Introducing Darwin: A Specialized GPT for Scientific Innovation
Darwin is an innovative open-source project developed by the University of New South Wales AI4Science and GreenDynamics AI. It focuses on improving artificial intelligence's ability to understand and generate scientific content, primarily in the fields of materials science, chemistry, and physics. By fine-tuning the powerful LLaMA model on a vast array of scientific literature and datasets, Darwin aims to enhance the precision and applicability of language models in scientific research.
Key Features
- Scientific Focus: Darwin is specifically designed to process and generate scientific information, making it a valuable tool for research in materials science, chemistry, and physics.
- Integration of Knowledge: The model combines structured and unstructured scientific data to improve its understanding and output in scientific contexts.
- Open Source and Research-Oriented: As an open-source project licensed under CC BY NC 4.0, Darwin is intended for non-commercial research purposes only.
Recent Updates
Darwin continues to evolve and achieve significant milestones:
- As of February 15, 2024, Darwin has set a new standard in tasks related to experimental bandgap prediction and metallic classification, outperforming existing models like Fine-tuned GPT-3.5.

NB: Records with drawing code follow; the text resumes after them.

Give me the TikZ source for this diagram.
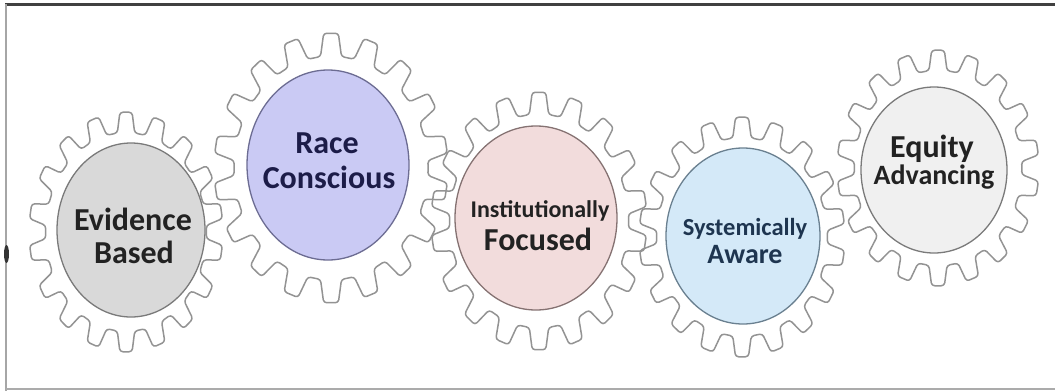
\documentclass[tikz,border=0pt]{standalone}
\usepackage{fontspec}
\setmainfont{Carlito}
\usetikzlibrary{shapes.geometric}
\definecolor{geargray}{HTML}{939393}
\definecolor{fillA}{HTML}{D9D9D9}
\definecolor{fillB}{HTML}{CACAF4}
\definecolor{fillC}{HTML}{F2DCDC}
\definecolor{fillD}{HTML}{D4E9F8}
\definecolor{fillE}{HTML}{F0F0F0}
\definecolor{txtA}{HTML}{222222}
\definecolor{txtB}{HTML}{1C1C48}
\definecolor{txtD}{HTML}{1E3550}
\definecolor{rimA}{HTML}{7A7A7A}
\definecolor{rimB}{HTML}{6C6C92}
\definecolor{rimC}{HTML}{857272}
\definecolor{rimD}{HTML}{6A8090}
\tikzset{
  gearline/.style={draw=geargray, line width=1.5pt, rounded corners=3pt, line join=round},
  gear/.pic={
    \draw[gearline] (0:0.83)
      \foreach \i in {0,...,17}{
        -- ({\i*20+10-6.2}:0.83) -- ({\i*20+10-3.6}:1) -- ({\i*20+10+3.6}:1) -- ({\i*20+10+6.2}:0.83)
      } -- cycle;
  },
  face/.style 2 args={ellipse, draw=#2, line width=1.3pt, fill=#1, inner sep=0pt},
  lbl/.style={anchor=base, inner sep=0pt}
}
\begin{document}
\begin{tikzpicture}[x=1pt,y=-1pt]
\useasboundingbox (0,0) rectangle (1055,391);
\fill[white] (0,0) rectangle (1055,391);
% frame
\draw[line width=3pt, color=black!75] (5,4) -- (1055,4);
\draw[line width=2pt, color=black!35] (6,4) -- (6,391);
\draw[line width=2pt, color=black!33] (6,389) -- (1055,389);
\fill[black!80] (6.5,254) ellipse [x radius=2.5, y radius=9];
% gears
\pic[xscale=97, yscale=120] at (126,232) {gear};
\pic[xscale=117, yscale=135] at (331,168) {gear};
\pic[xscale=108, yscale=129] at (539,221) {gear};
\pic[xscale=103, yscale=120] at (742,237) {gear};
\pic[xscale=101, yscale=118] at (938,168) {gear};
% faces
\node[face={fillA}{rimA}, minimum width=148pt, minimum height=174pt] (e1) at (131,230) {};
\node[face={fillB}{rimB}, minimum width=162pt, minimum height=190pt] (e2) at (328,165) {};
\node[face={fillC}{rimC}, minimum width=162pt, minimum height=184pt] (e3) at (536,218) {};
\node[face={fillD}{rimD}, minimum width=154pt, minimum height=176pt] (e4) at (743,236) {};
\node[face={fillE}{rimA}, minimum width=146pt, minimum height=166pt] (e5) at (934,170) {};
% labels
\node[lbl, text=txtA, font=\bfseries\fontsize{32}{32}\selectfont] (t1a) at (133,230) {Evidence};
\node[lbl, text=txtA, font=\bfseries\fontsize{32}{32}\selectfont] (t1b) at (134,263) {Based};
\node[lbl, text=txtB, font=\bfseries\fontsize{32}{32}\selectfont] (t2a) at (327,153) {Race};
\node[lbl, text=txtB, font=\bfseries\fontsize{32}{32}\selectfont] (t2b) at (329,188) {Conscious};
\node[lbl, text=txtA, font=\bfseries\fontsize{24}{24}\selectfont] (t3a) at (540,217) {Institutionally};
\node[lbl, text=txtA, font=\bfseries\fontsize{32}{32}\selectfont] (t3b) at (538,250) {Focused};
\node[lbl, text=txtD, font=\bfseries\fontsize{24.5}{24.5}\selectfont] (t4a) at (745,235) {Systemically};
\node[lbl, text=txtD, font=\bfseries\fontsize{28}{28}\selectfont] (t4b) at (745,263) {Aware};
\node[lbl, text=txtA, font=\bfseries\fontsize{32}{32}\selectfont] (t5a) at (932,157) {Equity};
\node[lbl, text=txtA, font=\bfseries\fontsize{28}{28}\selectfont] (t5b) at (934,184) {Advancing};
\end{tikzpicture}
\end{document}
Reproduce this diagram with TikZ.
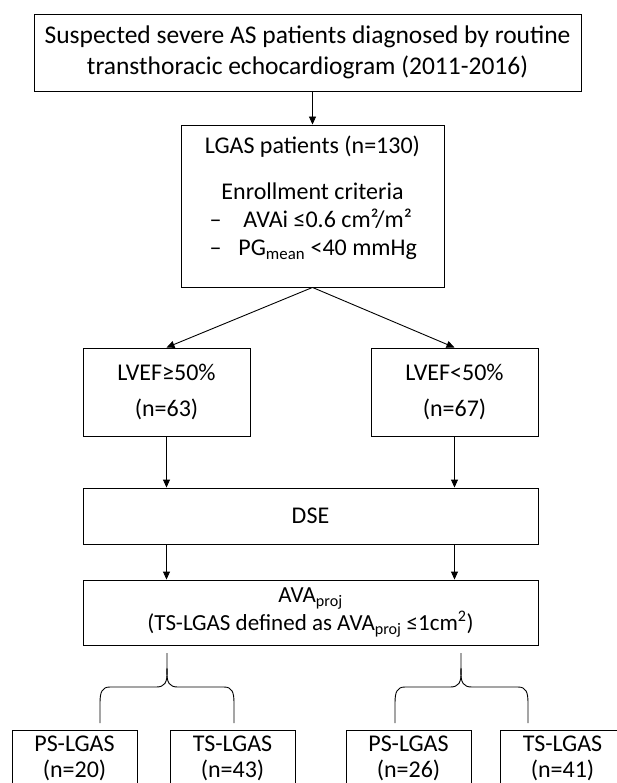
\documentclass[tikz,border=0pt]{standalone}
\usepackage{fontspec}
\setmainfont{Carlito}
\usetikzlibrary{positioning,arrows.meta}

\begin{document}
\begin{tikzpicture}[x=1pt,y=-1pt,
    box/.style={draw, line width=0.9pt, align=center, inner sep=0pt},
    arr/.style={-{Triangle[length=8pt,width=7pt]}, line width=0.9pt},
    brc/.style={line width=0.9pt}]
    \useasboundingbox (0,0) rectangle (617,783);
    \clip (0,0) rectangle (617,783);

    % Define boxes
    \node[box, minimum width=547, minimum height=77, font=\fontsize{25.5}{31}\selectfont] (susp) at (307.5,52.5)
        {Suspected severe AS patients diagnosed by routine\\transthoracic echocardiogram (2011-2016)};
    \node[draw, line width=0.9pt, inner sep=0pt, font=\fontsize{24}{28}\selectfont] (lgas) at (312.5,206)
        {\parbox[c][162pt][t]{263pt}{\vspace*{11pt}\centering
         LGAS patients (n=130)\par\vspace{18pt}
         Enrollment criteria\par
         \makebox[206pt][l]{–\hspace{22pt}AVAi ≤0.6 cm²/m²}\par
         \makebox[206pt][l]{–\hspace{17pt}PG\textsubscript{mean} <40 mmHg}}};
    \node[box, minimum width=167, minimum height=88, font=\fontsize{24}{36}\selectfont] (lvefhi) at (166.5,392) {LVEF≥50\%\\(n=63)};
    \node[box, minimum width=167, minimum height=88, font=\fontsize{24}{36}\selectfont] (lveflo) at (454.5,392) {LVEF<50\%\\(n=67)};
    \node[box, minimum width=455, minimum height=56, font=\fontsize{24}{28}\selectfont] (dse) at (310.5,516) {DSE};
    \node[box, minimum width=455, minimum height=65, font=\fontsize{23}{28}\selectfont] (ava) at (310.5,612.5)
        {AVA\textsubscript{proj}\\(TS-LGAS defined as AVA\textsubscript{proj} ≤1cm\textsuperscript{2})};
    \foreach \name/\xx/\grp/\num in {pshi/74.5/PS/20, tshi/232.5/TS/43, pslo/408.5/PS/26, tslo/562.5/TS/41} {
        \node[draw, line width=0.9pt, inner sep=0pt, anchor=north, font=\fontsize{24}{26}\selectfont] (\name) at (\xx,730)
            {\parbox[c][70pt][t]{125pt}{\vspace*{5pt}\centering \grp-LGAS\\(n=\num)}};
    }

    % Draw arrows
    \draw[arr] (lgas.north |- susp.south) -- (lgas.north);
    \draw[arr] (lgas.south) -- (lvefhi.north);
    \draw[arr] (lgas.south) -- (lveflo.north);
    \draw[arr] (lvefhi.south) -- (lvefhi.south |- dse.north);
    \draw[arr] (lveflo.south) -- (lveflo.south |- dse.north);
    \draw[arr] (lvefhi.south |- dse.south) -- (lvefhi.south |- ava.north);
    \draw[arr] (lveflo.south |- dse.south) -- (lveflo.south |- ava.north);

    % Draw braces
    \foreach \l/\m/\r in {100/167/234, 395/461/528} {
        \draw[brc] (\m,653) -- (\m,668)
            .. controls (\m+1,684) and (\m-3,687) .. (\m-11,687) -- (\l+10,687)
            .. controls (\l+2,687) and (\l,692) .. (\l,703) -- (\l,723);
        \draw[brc] (\m,668)
            .. controls (\m-1,684) and (\m+3,687) .. (\m+11,687) -- (\r-10,687)
            .. controls (\r-2,687) and (\r,692) .. (\r,703) -- (\r,723);
    }
\end{tikzpicture}
\end{document}
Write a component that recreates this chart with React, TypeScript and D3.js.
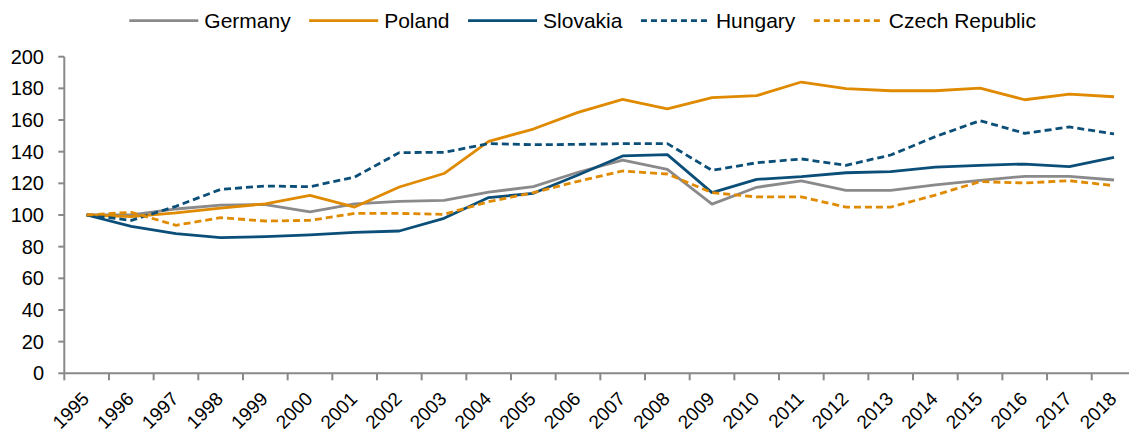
import { useEffect, useRef } from 'react';
import * as d3 from 'd3';

const years = ['1995', '1996', '1997', '1998', '1999', '2000', '2001', '2002', '2003', '2004', '2005', '2006',
  '2007', '2008', '2009', '2010', '2011', '2012', '2013', '2014', '2015', '2016', '2017', '2018'];

const germany = [100, 100, 103.8, 106.2, 106.6, 102, 107, 108.6, 109.2, 114.5, 117.9, 127, 134.7, 128.8, 106.9,
  117.5, 121.6, 115.6, 115.6, 119, 121.9, 124.4, 124.4, 122.1];
const poland = [100, 99, 101.3, 104.4, 107, 112.4, 105, 117.7, 126.2, 146.5, 154.3, 164.8, 173.1, 167, 174.1,
  175.4, 184, 179.8, 178.5, 178.5, 180.2, 172.8, 176.4, 174.7];
const slovakia = [100, 92.8, 88.2, 85.7, 86.3, 87.4, 89, 89.9, 97.9, 111, 113.7, 125.3, 137.3, 138.1, 114.1,
  122.5, 124.2, 126.7, 127.4, 130.3, 131.4, 132.2, 130.5, 136.4];
const hungary = [100, 96.6, 105.5, 116.2, 118.3, 117.9, 124, 139.4, 139.6, 145.1, 144.4, 144.6, 145.1, 145.1,
  128.2, 133, 135.4, 131.4, 137.9, 149.5, 159.6, 151.6, 155.6, 151.2];
const czech = [100, 101.7, 93.5, 98.3, 96.2, 96.6, 101, 101, 100.4, 108.4, 114.1, 121.3, 127.8, 125.9, 114.1,
  111.4, 111.4, 105, 105, 112.6, 121.1, 120.2, 121.7, 118.5];

const yTicks = [0, 20, 40, 60, 80, 100, 120, 140, 160, 180, 200];

const series = [
  { name: 'Germany', values: germany, color: '#8a8a8c', dash: null },
  { name: 'Poland', values: poland, color: '#df8a00', dash: null },
  { name: 'Slovakia', values: slovakia, color: '#0b4f79', dash: null },
  { name: 'Hungary', values: hungary, color: '#0b4f79', dash: '7,4' },
  { name: 'Czech Republic', values: czech, color: '#df8a00', dash: '7,4' },
];

const FONT = 'Arial, "Liberation Sans", sans-serif';

export default function App() {
  const svgRef = useRef<SVGSVGElement>(null);

  useEffect(() => {
    if (!svgRef.current) return;
    const svg = d3.select(svgRef.current);
    svg.selectAll('*').remove();

    const left = 64.3;
    const band = 44.67;
    const x = d3.scaleBand<string>().domain(years).range([left, left + band * years.length]);
    const y = d3.scaleLinear().domain([0, 200]).range([373.3, 56.7]);
    const axisColor = '#898989';

    // y axis
    svg.append('line')
      .attr('x1', left).attr('x2', left)
      .attr('y1', y(200)).attr('y2', y(0))
      .attr('stroke', axisColor).attr('stroke-width', 2);
    svg.append('g').selectAll('line')
      .data(yTicks)
      .join('line')
      .attr('x1', left - 6).attr('x2', left)
      .attr('y1', (d) => y(d)).attr('y2', (d) => y(d))
      .attr('stroke', axisColor).attr('stroke-width', 2);
    svg.append('g').selectAll('text')
      .data(yTicks)
      .join('text')
      .attr('x', 44).attr('y', (d) => y(d))
      .attr('dy', '0.35em')
      .attr('text-anchor', 'end')
      .attr('font-family', FONT).attr('font-size', '20px').attr('fill', '#000')
      .text((d) => d);

    // x axis (ticks sit on the category boundaries)
    svg.append('line')
      .attr('x1', left).attr('x2', 1129)
      .attr('y1', y(0)).attr('y2', y(0))
      .attr('stroke', axisColor).attr('stroke-width', 2);
    svg.append('g').selectAll('line')
      .data(years)
      .join('line')
      .attr('x1', (d) => x(d)!).attr('x2', (d) => x(d)!)
      .attr('y1', y(0)).attr('y2', y(0) + 7)
      .attr('stroke', axisColor).attr('stroke-width', 2);
    svg.append('g').selectAll('text')
      .data(years)
      .join('text')
      .attr('transform', (d) => `translate(${x(d)! + x.bandwidth() / 2 - 1},${y(0) + 22}) rotate(-45)`)
      .attr('text-anchor', 'end')
      .attr('dy', '0.35em')
      .attr('font-family', FONT).attr('font-size', '19px').attr('fill', '#000')
      .text((d) => d);

    // lines
    const line = d3.line<number>()
      .x((_, i) => x(years[i])! + x.bandwidth() / 2)
      .y((d) => y(d));

    series.forEach((s) => {
      svg.append('path')
        .datum(s.values)
        .attr('d', line)
        .attr('fill', 'none')
        .attr('stroke', s.color)
        .attr('stroke-width', 2.8)
        .attr('stroke-linejoin', 'round')
        .attr('stroke-dasharray', s.dash ?? null);
    });

    // legend
    const legend = svg.append('g');
    let cx = 0;
    series.forEach((s) => {
      const item = legend.append('g').attr('transform', `translate(${cx},0)`);
      item.append('line')
        .attr('x1', 0).attr('x2', 69).attr('y1', 20.7).attr('y2', 20.7)
        .attr('stroke', s.color).attr('stroke-width', 2.8)
        .attr('stroke-dasharray', s.dash ? '6,4' : null);
      const t = item.append('text')
        .attr('x', 75).attr('y', 20.7).attr('dy', '0.35em')
        .attr('font-family', FONT).attr('font-size', '21px').attr('fill', '#000')
        .text(s.name);
      const w = (t.node() as SVGTextElement).getComputedTextLength();
      cx += 75 + w + 18.5;
    });
    legend.attr('transform', 'translate(129.3,0)');
  }, []);

  return (
    <svg
      ref={svgRef}
      width={1129}
      height={432}
      style={{ position: 'absolute', left: 0, top: 0, background: '#fff' }}
    />
  );
}
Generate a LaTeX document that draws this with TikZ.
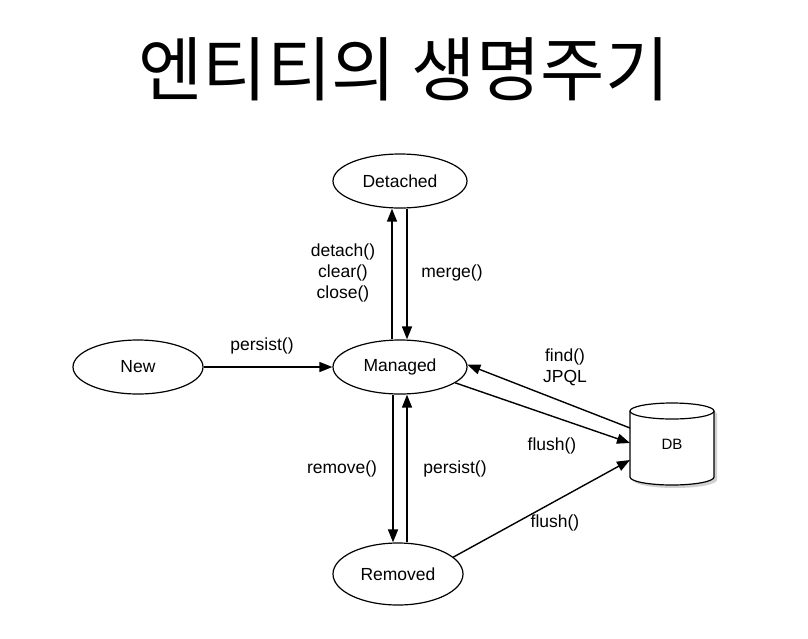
\documentclass[tikz,border=0pt]{standalone}
\usepackage{fontspec}
\setmainfont{Liberation Sans}
\newfontfamily\krfont{Noto Sans CJK KR}
\usetikzlibrary{arrows.meta,shapes.geometric}
\begin{document}
\begin{tikzpicture}[x=1pt,y=-1pt,
  state/.style={ellipse,draw,line width=1.2pt,inner sep=0pt,minimum width=134pt,minimum height=54pt,font=\fontsize{17.5}{20}\selectfont},
  arr/.style={line width=1.4pt,-{Triangle[length=13pt,width=10pt]}},
  lbl/.style={font=\fontsize{17.5}{21}\selectfont,align=center,inner sep=0pt}]
\useasboundingbox (0,0) rectangle (808,638);
\node[font=\krfont\fontsize{70}{76}\selectfont] (title) at (404,69) {엔티티의 생명주기};
\node[state] (detached) at (400,181) {Detached};
\node[state,minimum width=130pt] (new) at (138,367) {New};
\node[state] (managed) at (400,367) {Managed};
\node[state,minimum width=130pt,minimum height=62pt] (removed) at (398,574) {Removed};
% DB cylinder
\node[draw=none,minimum width=84pt,minimum height=82pt,inner sep=0pt] (db) at (672,444) {};
\fill[black!18] (633,414) -- (633,480) arc[start angle=180,end angle=0,x radius=42,y radius=8] -- (717,414) arc[start angle=0,end angle=-180,x radius=42,y radius=8] -- cycle;
\filldraw[fill=white,line width=1.2pt] (630,411) -- (630,477) arc[start angle=180,end angle=0,x radius=42,y radius=8] -- (714,411) arc[start angle=0,end angle=-180,x radius=42,y radius=8] -- cycle;
\draw[line width=1.2pt] (630,411) arc[start angle=180,end angle=0,x radius=42,y radius=8];
\node[font=\fontsize{15}{18}\selectfont] (dbl) at (db) {DB};
\coordinate (dbA) at (630,428);
\coordinate (dbB) at (630,443);
\coordinate (dbC) at (630,460);
% arrows
\draw[arr] ([xshift=-8pt]managed.north) -- ([xshift=-8pt]detached.south);
\draw[arr] ([xshift=7pt]detached.south) -- ([xshift=7pt]managed.north);
\draw[arr] (new.east) -- (managed.west);
\draw[arr] ([xshift=-7pt]managed.south) -- ([xshift=-5pt]removed.north);
\draw[arr] ([xshift=9pt]removed.north) -- ([xshift=7pt]managed.south);
\draw[arr] (dbA) -- (managed.2);
\draw[arr] (managed.-16) -- (dbB);
\draw[arr] (removed.17) -- (dbC);
% labels
\node[lbl] (l1) at (343,273) {detach()\\clear()\\close()};
\node[lbl] (l2) at (452,273) {merge()};
\node[lbl] (l3) at (262,346) {persist()};
\node[lbl] (l4) at (342,469) {remove()};
\node[lbl] (l5) at (455,469) {persist()};
\node[lbl] (l6) at (565,367) {find()\\JPQL};
\node[lbl] (l7) at (552,446) {flush()};
\node[lbl] (l8) at (555,523) {flush()};
\end{tikzpicture}
\end{document}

- A Google Colab version was made available in September 2023, enabling wider usage and experimentation with the model.
Model Insights
Built on the robust framework of the 7B LLaMA model, Darwin is trained using over 100,000 data points. These are generated by the Darwin Scientific Instruction Generator (SIG), utilizing data from FAIR datasets and a comprehensive scientific literature corpus. This approach has enabled Darwin to surpass models like GPT-4 in scientific question-and-answer tasks and beat fine-tuned GPT-3 in chemistry problem-solving.
Development and Usage
The Darwin project is a work in progress, with ongoing efforts to advance its capabilities and safety measures. Users are encouraged to explore Darwin's potential and contribute feedback to enhance its development.
For those interested in using Darwin:
- Detailed installation instructions and requirements are provided to facilitate set-up and use.
- The model requires significant computational resources, such as a minimum of 10GB GPU memory for inference.
Fine-tuning and Data Sources
Researchers can further fine-tune the Darwin model using different datasets. The project employs extensive scientific literature and FAIR datasets as primary data sources, supporting advanced scientific experimentation.
The Team Behind Darwin
The project boasts a strong collaborative team from UNSW and GreenDynamics along with key advisors from UNSW Engineering. These contributors bring together expertise from multiple disciplines to drive the project's success.
Acknowledgements and Future Opportunities
Darwin's development has benefited from various influential open-source projects, including LLaMA and Stanford Alpaca, as well as gptchem. The team acknowledges the support of NCI Australia for high-performance computing resources.
For individuals interested in joining this pioneering work, PhD, PostDoc, and other career opportunities are available. Enthusiasts are encouraged to contact the project leaders for more information.
Darwin represents a significant leap in applying AI to scientific research, and as its development continues, it promises to unlock even more potential within the scientific community.